E se vi dicessi che è possibile amare una storia avendo ben chiara dalla prima pagina la sua inevitabile conclusione? Vi presento Burial Rites, tradotto in italiano dalla Piemme Editore come Ho lasciato entrare la tempesta, esordio letterario dell’australiana Hannah Kent.

«Non è giusto. La gente sostiene di conoscerti per le cose che hai fatto, e non perchè si è seduta ad ascoltare la tua versione dei fatti. Per quanto tu provi a vivere una vita retta, se in questa valle compi un passo falso, non sarà mai dimenticato. Non importa se hai agito per il bene. Non importa se dentro di te una voce sussurra “Non sono come dite!”. E’ l’opinione degli altri che determina chi sei»

Durante un periodo di studi in Islanda, la allora diciassettenne Hannah Kent entra in contatto con la storia di Agnes Magnúsdóttir, ultima donna condannata pubblicamente a morte sull’isola nordica nel 1829, e ne rimane profondamente affascinata. Dopo dieci anni di ricerche, questa controversa figura diventa il cuore pulsante di un romanzo intenso, spiazzante, che porta a riflettere sulla natura della verità e su quante facce possa assumere se filtrata da occhi e bocche diverse.

Blondal sospirò. «Non troverà la prova dell’innocenza di Agnes nella storia della sua vita, reverendo. E’ una donna dissoluta nelle passioni, e nella morale. Come molte serve di esperienza è abile a mentire, e non dubito che abbia tramato la sua storia in modo da conquistarsi la sua simpatia. Io non crederei nemmeno ad una parola»

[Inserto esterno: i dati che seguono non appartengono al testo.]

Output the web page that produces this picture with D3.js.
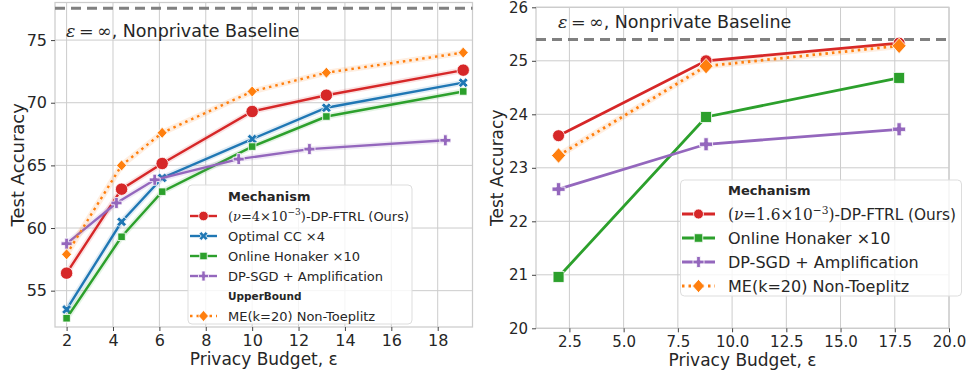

La Storia non può essere cambiata. L’esecuzione di Agnes è parte di un passato ormai scritto nella pietra e incancellabile.
Ma l’autrice ci lascia assaporare uno spaccato di vita inaspettato, raccontando gli ultimi mesi della
Magnúsdóttir costretta a trascorrere le sue giornate in casa della riluttante famiglia Johnson, con la sola e sporadica compagnia del reverendo Toti, assegnatole come confessore spirituale in vista dell’esecuzione.

La narrazione alterna la voce di Agnes, in prima persona, a quella di tutti coloro che la circondano, scritta in terza persona. Una scelta stilistica apparentemente rischiosa, ma che poi funziona molto bene nell’effettivo raccontare. Questo alternarsi ci permette di scoprire Agnes nelle sue molteplici sfaccettature: il suo passato come mendicante, la ricerca continua di lavoro da una fattoria a un’altra, la sua vita con Natan (l’uomo che poi avrebbe ucciso), i genitori mai avuti e infine l’unica famiglia che il destino, infame artefice di storie, le strapperà via.

Al suo esordio Hannah Kent intesse una storia a cavallo fra realtà e finzione, dal sapore intimo e toccante. Concede al lettore il diritto di scegliere da che parte stare, donando da un lato il silenzio dell’empatia e della comprensione e dall’altro il rumore assordante dei ricordi e del dolore.

Quale romanzo non vi stancate mai di consigliare?